It is expected that molecular hydrogen and oxygen supplementation could completely revolutionise the aquaculture industry, leading to a significant boost in the total food protein availability worldwide. Applications can be used with fresh water, sea water, open ponds, enclosed systems, natural based systems, hatcheries, holding facilities, fishing vessels and holding tanks, export and transport, aquariums and marketplaces, and the list goes on.

The oxidative susceptibility of aqua-based protein is far greater than land-based sources and as a result, there is less tolerance for error throughout all farming phases, from hatchery to plate. There are huge benefits at the hatchery stage where mortality rates can be significantly reduced, giving fingerlings a far greater start in life and an increased baseline strength when transported to the grow out facility.

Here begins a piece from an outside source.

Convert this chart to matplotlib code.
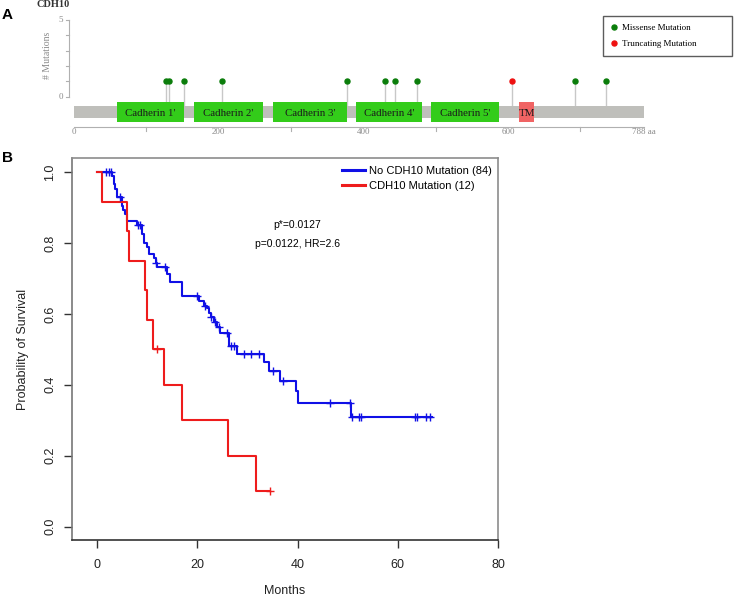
import numpy as np
import matplotlib
matplotlib.use('Agg')
import matplotlib.pyplot as plt
from matplotlib.patches import Rectangle

# ---------------- Panel A data ----------------
gene_name = "CDH10"
protein_length = 788
domain_names = ["Cadherin 1'", "Cadherin 2'", "Cadherin 3'", "Cadherin 4'", "Cadherin 5'", "TM"]
domain_start = [60, 166, 275, 390, 494, 615]
domain_end = [152, 261, 377, 481, 588, 636]
missense_pos = [127, 131, 152, 204, 378, 430, 444, 474, 693, 736]
missense_count = [1, 1, 1, 1, 1, 1, 1, 1, 1, 1]
truncating_pos = [606]
truncating_count = [1]
protein_ticks = [0, 200, 400, 600]
protein_minor_ticks = [100, 300, 500, 700]

# ---------------- Panel B data ----------------
blue_label = "No CDH10 Mutation (84)"
red_label = "CDH10 Mutation (12)"
blue_t = [0, 2.9, 3.3, 3.6, 4.0, 4.9, 5.2, 5.5, 5.9, 7.9, 8.9, 9.3, 9.9, 10.3, 11.3, 11.7,
          12.0, 13.9, 14.6, 16.9, 20.3, 21.3, 22.0, 22.4, 22.7, 23.3, 23.9, 24.6, 26.3,
          27.9, 33.3, 34.3, 36.6, 39.6, 40.0, 50.7]
blue_s = [1.0, 0.988, 0.967, 0.953, 0.929, 0.905, 0.893, 0.881, 0.863, 0.851, 0.826, 0.800,
          0.788, 0.770, 0.758, 0.744, 0.731, 0.712, 0.690, 0.651, 0.637, 0.623, 0.618, 0.604,
          0.590, 0.576, 0.562, 0.545, 0.509, 0.488, 0.464, 0.439, 0.410, 0.382, 0.349, 0.310]
blue_end = 66.8
blue_cens = [1.8, 2.3, 2.8, 4.5, 8.2, 8.6, 11.8, 13.6, 20.0, 21.6, 22.8, 23.5, 24.3, 26.0,
             26.8, 27.3, 29.3, 30.7, 32.3, 35.1, 37.2, 46.5, 50.5, 50.8, 52.3, 52.7, 63.4,
             63.8, 65.7, 66.4]
red_t = [0, 1.0, 5.9, 6.3, 9.6, 9.9, 11.1, 13.3, 16.9, 26.1, 31.8]
red_s = [1.0, 0.917, 0.833, 0.75, 0.667, 0.583, 0.5, 0.4, 0.3, 0.2, 0.1]
red_end = 34.6
red_cens = [11.9, 34.6]
p_text = ["p*=0.0127", "p=0.0122, HR=2.6"]

W, H = 735, 597
fig = plt.figure(figsize=(W / 100, H / 100), dpi=100)

# ================= Panel A =================
px_per_aa = 0.7235
aa0_px = 74.0
cnt0_py = 96.7
px_per_cnt = 15.33
axA = fig.add_axes([0, 1 - 140 / H, 1, 140 / H])
axA.set_xlim((0 - aa0_px) / px_per_aa, (W - aa0_px) / px_per_aa)
axA.set_ylim((cnt0_py - 140) / px_per_cnt, (cnt0_py - 0) / px_per_cnt)
axA.axis('off')

def cy(py):
    return (cnt0_py - py) / px_per_cnt

def ax_aa(px):
    return (px - aa0_px) / px_per_aa

serif = ['Liberation Serif', 'DejaVu Serif']

# protein bar
axA.add_patch(Rectangle((0, cy(117.7)), protein_length, cy(106) - cy(117.7),
                        facecolor='#bfbfbb', edgecolor='none', zorder=1))
# stems
for pos, c in zip(missense_pos + truncating_pos, missense_count + truncating_count):
    axA.plot([pos, pos], [cy(106), c], color='#c8c8c8', lw=1.0, zorder=0.5)
# domains
for name, s, e in zip(domain_names, domain_start, domain_end):
    fc = '#f06464' if name == 'TM' else '#33cc1a'
    axA.add_patch(Rectangle((s, cy(122.3)), e - s, cy(101.7) - cy(122.3),
                            facecolor=fc, edgecolor='none', zorder=2))
    axA.text((s + e) / 2, cy(113), name, ha='center', va='center',
             fontsize=7.8, family=serif, color='#1a1a1a', zorder=3)
# heads
mis = axA.plot(missense_pos, missense_count, 'o', color='#0b7d0b', ms=3.6, zorder=4,
               label='Missense Mutation', linestyle='none')[0]
tru = axA.plot(truncating_pos, truncating_count, 'o', color='#ee1111', ms=3.6, zorder=4,
               label='Truncating Mutation', linestyle='none')[0]

# y axis (# Mutations)
gray = '#8a8a8a'
yx = ax_aa(69.3)
axA.plot([yx, yx], [0, 5], color='#b0b0b0', lw=0.8)
for k in range(6):
    axA.plot([ax_aa(65.7), yx], [k, k], color='#b0b0b0', lw=0.8)
for k in [0, 5]:
    axA.text(ax_aa(63), k, str(k), ha='right', va='center', fontsize=6.5,
             family=serif, color=gray)
axA.text(ax_aa(48), cy(55), '# Mutations', rotation=90, ha='center', va='center',
         fontsize=7, family=serif, color=gray)

# protein x axis
axA.plot([0, protein_length], [cy(126.7), cy(126.7)], color='#b0b0b0', lw=0.8)
for t in protein_minor_ticks:
    axA.plot([t, t], [cy(126.7), cy(131)], color='#b0b0b0', lw=0.8)
for t in protein_ticks:
    axA.text(t, cy(131.5), str(t), ha='center', va='center', fontsize=6.5,
             family=serif, color=gray)
axA.text(protein_length, cy(131.5), '%d aa' % protein_length, ha='center', va='center',
         fontsize=6.5, family=serif, color=gray)

# gene name
axA.text(ax_aa(53), cy(4.5), gene_name, ha='center', va='center', fontsize=7.5,
         family=serif, fontweight='bold', color='#333333')

legA = axA.legend(handles=[mis, tru], loc='upper left',
                  bbox_to_anchor=(602.7 / W, 1 - 54 / H, 129 / W, 38.3 / H),
                  bbox_transform=fig.transFigure, mode='expand', frameon=True,
                  fancybox=False, edgecolor='#333333',
                  prop={'family': serif, 'size': 6.5}, handlelength=0.6,
                  handletextpad=0.6, borderpad=0.9, labelspacing=0.8,
                  borderaxespad=0, markerscale=1.0)
legA.get_frame().set_linewidth(1.0)

fig.text(7 / W, 1 - 15 / H, 'A', fontsize=11, fontweight='bold', ha='center', va='center',
         family=['Liberation Sans', 'DejaVu Sans'])
fig.text(7 / W, 1 - 158 / H, 'B', fontsize=11, fontweight='bold', ha='center', va='center',
         family=['Liberation Sans', 'DejaVu Sans'])

# ================= Panel B =================
sans = ['Liberation Sans', 'DejaVu Sans']
axB = fig.add_axes([72 / W, 1 - 540 / H, (498 - 72) / W, (540 - 158) / H])
axB.set_xlim(-5, 80)
axB.set_ylim(-0.038, 1.04)

def surv_at(ts, ss, x):
    idx = np.searchsorted(np.array(ts), np.array(x), side='right') - 1
    return np.array(ss)[idx]

blue_col = '#1010e6'
red_col = '#ee1c1c'
axB.step(blue_t + [blue_end], blue_s + [blue_s[-1]], where='post', color=blue_col, lw=1.5,
         label=blue_label)
axB.step(red_t + [red_end], red_s + [red_s[-1]], where='post', color=red_col, lw=1.5,
         label=red_label)
axB.plot(blue_cens, surv_at(blue_t, blue_s, blue_cens), '+', color=blue_col, ms=6, mew=1.0)
axB.plot(red_cens, surv_at(red_t, red_s, red_cens), '+', color=red_col, ms=6, mew=1.0)

axB.text(40, 0.850, p_text[0], ha='center', va='center', fontsize=7.5, family=sans)
axB.text(40, 0.798, p_text[1], ha='center', va='center', fontsize=7.5, family=sans)

axB.set_xticks([0, 20, 40, 60, 80])
axB.set_yticks([0.0, 0.2, 0.4, 0.6, 0.8, 1.0])
axB.set_yticklabels(['0.0', '0.2', '0.4', '0.6', '0.8', '1.0'], rotation=90, va='center')
axB.tick_params(axis='both', direction='out', length=6, width=1, color='#333333',
                labelsize=9, labelcolor='#222222')
axB.tick_params(axis='x', pad=8)
axB.tick_params(axis='y', pad=5.5)
for lab in axB.get_xticklabels() + axB.get_yticklabels():
    lab.set_family(sans)
for side in ['top', 'right', 'left']:
    axB.spines[side].set_color('#8c8c8c')
    axB.spines[side].set_linewidth(1.2)
axB.spines['bottom'].set_color('#333333')
axB.spines['bottom'].set_linewidth(1.2)
axB.spines['left'].set_color('#777777')

axB.set_xlabel('Months', fontsize=9, family=sans, color='#222222')
axB.set_ylabel('Probability of Survival', fontsize=9, family=sans, color='#222222')
axB.xaxis.set_label_coords(0.5, (540 - 584.5) / (540 - 158))
axB.yaxis.set_label_coords((28.5 - 72) / (498 - 72), 0.5)

legB = axB.legend(loc='upper left', bbox_to_anchor=(341.5 / W, 1 - 166 / H),
                  bbox_transform=fig.transFigure, frameon=False,
                  prop={'family': sans, 'size': 8}, handlelength=2.1,
                  handletextpad=0.4, borderpad=0, borderaxespad=0, labelspacing=0.42)
for l in legB.get_lines():
    l.set_linewidth(2.2)

fig.savefig('out.png', dpi=100)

Oxygen infusion into water technologies have come a long way in recent years and with it the understanding of the complementary importance that molecular hydrogen plays in biology. These two ingredients determine the environment that an organism can live in as well as the concentration of life it can support. Greater oxygen concentrations within aquaculture may be achievable without the associated toxicity for example, when combined with the anti-oxidant potential that molecular hydrogen represents.

Enriching an environment towards a bias that favours a particular organism living in it is the key to maximising the health, growth rates and yield potential at harvest. This in theory then suggests that increasing aerobic favour of an environment, can naturally toxify the preference of an anaerobic organism’s preference. This can then allow for a reduction of unfavourable control measures now adopted as standard throughout the industry.

Increasing efficiencies of metabolic function, energy creation and oxidative reduction, can all be fine-tuned in a closed aquaculture system and can also significantly reduce the damaging effects of adverse events as they unexpectedly occur. This then furthers to increased growth rates, less disease, lowered chemical and pharmaceutical intervention and increased stocking densities.

All of this leads to less stressed stock, stronger biological baselines which travels and ships better post-harvest, all of which commands a better price at market and a higher quality product for the consumer. It makes good commercial practice sense to improve not only the efficiencies of production but also improve the quality of the product while reducing the cost and use of unfavourable supplementation practices.